If you’ve been feeling stressed with a traditional insurance program, a captive insurance model may be able to help. Even so, you may not realize the difference between these two methods of insurance. Essentially, one is decided by the insurance company while the other allows you to have some input into your profit, claims, and coverage. If you’re still having a hard time understanding the difference between traditional and captive insurance, you’re not alone. Here’s a summarized version of what you need to know about these two insurance models.
Captive Insurance Program
A captive insurance program refers to a wholly-owned subsidiary insurer that provides an insurance policy for your business. A captive insurance program can decrease your company’s insurance expenses and provide a plan that benefits your business. This program can be added if you feel that your traditional plan doesn’t cover business risks, isn’t as affordable, or comes with tax benefits.
Traditional insurance companies make a profit after coming up with a premium for your company, whereas captive insurance customizes an insurance policy for your business. A traditional insurance company pays expenses, agent fees, and puts away the rest of it as a net profit on their balance sheet. With a captive insurance plan, you make a profit after paying actuarial analysis expenses.

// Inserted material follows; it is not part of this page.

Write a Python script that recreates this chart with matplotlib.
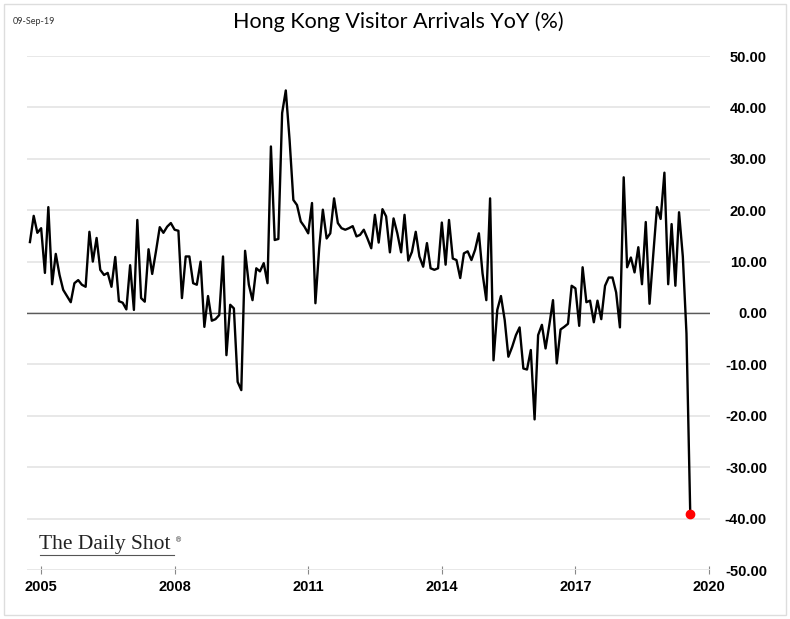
import matplotlib.pyplot as plt
import numpy as np
import pandas as pd
from matplotlib.lines import Line2D
from matplotlib.patches import Rectangle

# Hong Kong visitor arrivals, YoY % (monthly, Oct 2004 - Aug 2019)
yoy = [
    13.8, 18.9, 15.6, 16.5, 7.8, 20.6, 5.6, 11.5, 7.4, 4.5,
    3.3, 2.1, 5.8, 6.4, 5.5, 5.1, 15.8, 10.0, 14.6, 8.4,
    7.4, 7.8, 5.1, 10.9, 2.3, 2.0, 0.7, 9.3, 0.6, 18.1,
    2.9, 2.2, 12.4, 7.6, 12.0, 16.7, 15.6, 16.8, 17.5, 16.2,
    16.0, 2.9, 11.0, 11.0, 5.8, 5.5, 10.0, -2.7, 3.3, -1.5,
    -1.2, -0.4, 11.0, -8.2, 1.6, 0.9, -13.4, -15.0, 12.1, 5.5,
    2.5, 8.7, 8.1, 9.7, 5.8, 32.4, 14.2, 14.4, 38.9, 43.3,
    33.7, 22.0, 21.0, 17.8, 16.8, 15.5, 21.4, 1.9, 12.6, 20.1,
    14.5, 15.5, 22.3, 17.5, 16.5, 16.2, 16.5, 16.9, 14.9, 15.2,
    16.2, 14.5, 12.6, 19.1, 13.7, 20.2, 18.8, 11.8, 18.4, 15.5,
    11.8, 19.1, 10.2, 11.9, 15.8, 11.0, 9.0, 13.6, 8.7, 8.4,
    8.7, 17.6, 9.4, 18.1, 10.6, 10.3, 6.8, 11.6, 12.0, 10.3,
    12.3, 15.5, 7.7, 2.5, 22.3, -9.2, 0.6, 3.3, -1.4, -8.5,
    -6.6, -4.3, -2.8, -10.8, -11.0, -7.2, -20.7, -4.3, -2.3, -6.9,
    -2.3, 2.5, -9.8, -3.2, -2.7, -2.1, 5.3, 4.8, -2.5, 8.9,
    2.1, 2.4, -1.8, 2.4, -1.2, 5.3, 6.9, 6.9, 4.0, -2.8,
    26.4, 8.9, 10.8, 7.9, 12.8, 5.6, 17.7, 1.8, 11.2, 20.6,
    18.3, 27.3, 5.6, 17.3, 5.3, 19.6, 11.0, -4.0, -39.1,
]
dates = pd.date_range(end="2019-08-01", periods=len(yoy), freq="MS")

year_ticks = ["2005", "2008", "2011", "2014", "2017", "2020"]
y_ticks = list(range(-50, 51, 10))

W, H = 790, 619
fig = plt.figure(figsize=(W / 100, H / 100), dpi=100)
ax = fig.add_axes([27 / W, 1 - 570 / H, (710 - 27) / W, (570 - 56) / H])

ax.plot(dates, yoy, color="black", lw=1.7, solid_joinstyle="round", zorder=3)
ax.plot(dates[-1:], yoy[-1:], "o", color="red", ms=6, zorder=4)
ax.axhline(0, color="#5a5a5a", lw=1, zorder=2)

ax.set_ylim(-50, 50)
ax.set_xlim(pd.Timestamp("2004-09-07"), pd.Timestamp("2020-01-10"))

ax.set_yticks(y_ticks)
ax.set_yticklabels([f"{v:.2f}" for v in y_ticks])
ax.yaxis.tick_right()
ax.tick_params(axis="y", length=0, pad=41)
for lbl in ax.get_yticklabels():
    lbl.set_ha("right")
    lbl.set_fontfamily("Liberation Sans")
    lbl.set_fontweight("bold")
    lbl.set_fontsize(10.5)

ax.set_xticks([pd.Timestamp(f"{y}-01-01") for y in year_ticks])
ax.set_xticklabels(year_ticks)
ax.tick_params(axis="x", direction="inout", length=6, color="#888888", pad=4)
for lbl in ax.get_xticklabels():
    lbl.set_fontfamily("Liberation Sans")
    lbl.set_fontweight("bold")
    lbl.set_fontsize(10.5)

ax.grid(axis="y", color="#e6e6e6", lw=1.3)
ax.set_axisbelow(True)
for s in ax.spines.values():
    s.set_visible(False)

# titles and logo
fig.text(398 / W, 1 - 22 / H, "Hong Kong Visitor Arrivals YoY (%)",
         family="Lato", size=15.5, ha="center", va="center")
fig.text(13 / W, 1 - 22 / H, "09-Sep-19", family="Lato", size=6.5,
         ha="left", va="center", color="#333333")
fig.text(39 / W, 1 - 545 / H, "The Daily Shot", family="Liberation Serif",
         size=15.5, ha="left", va="center", color="#222222")
fig.text(175 / W, 1 - 540 / H, "®", family="DejaVu Serif", size=5,
         ha="left", va="center", color="#222222")
fig.add_artist(Line2D([40 / W, 174 / W], [1 - 555 / H, 1 - 555 / H],
                      transform=fig.transFigure, color="#555555", lw=0.8))

fig.patches.append(Rectangle((4 / W, 4 / H), 1 - 8 / W, 1 - 8 / H,
                             transform=fig.transFigure, fill=False,
                             ec="#dddddd", lw=1))

fig.savefig("out.png", dpi=100)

It’s important to manage the total cost of risk if you’re a business owner of any size. With a traditional insurance model, an adjuster is assigned to you for any claims that need to be filled along with problems that may occur along the way. They get to make the decisions regarding coverage within the policies you already have and if your company needs to take your case to court.
A captive insurance arrangement allows you to personally help adjusters figure out you should take lawful action in the case of fraudulent claims. In other words, you take back control over your claims and manage your risk.
Traditional insurance programs designate what isn’t included with the plan you set up while a captive insurance policy is decided among a select group of individuals. You either get absolute authority or a voting right that helps the actuary analyze your company and the price of your risk.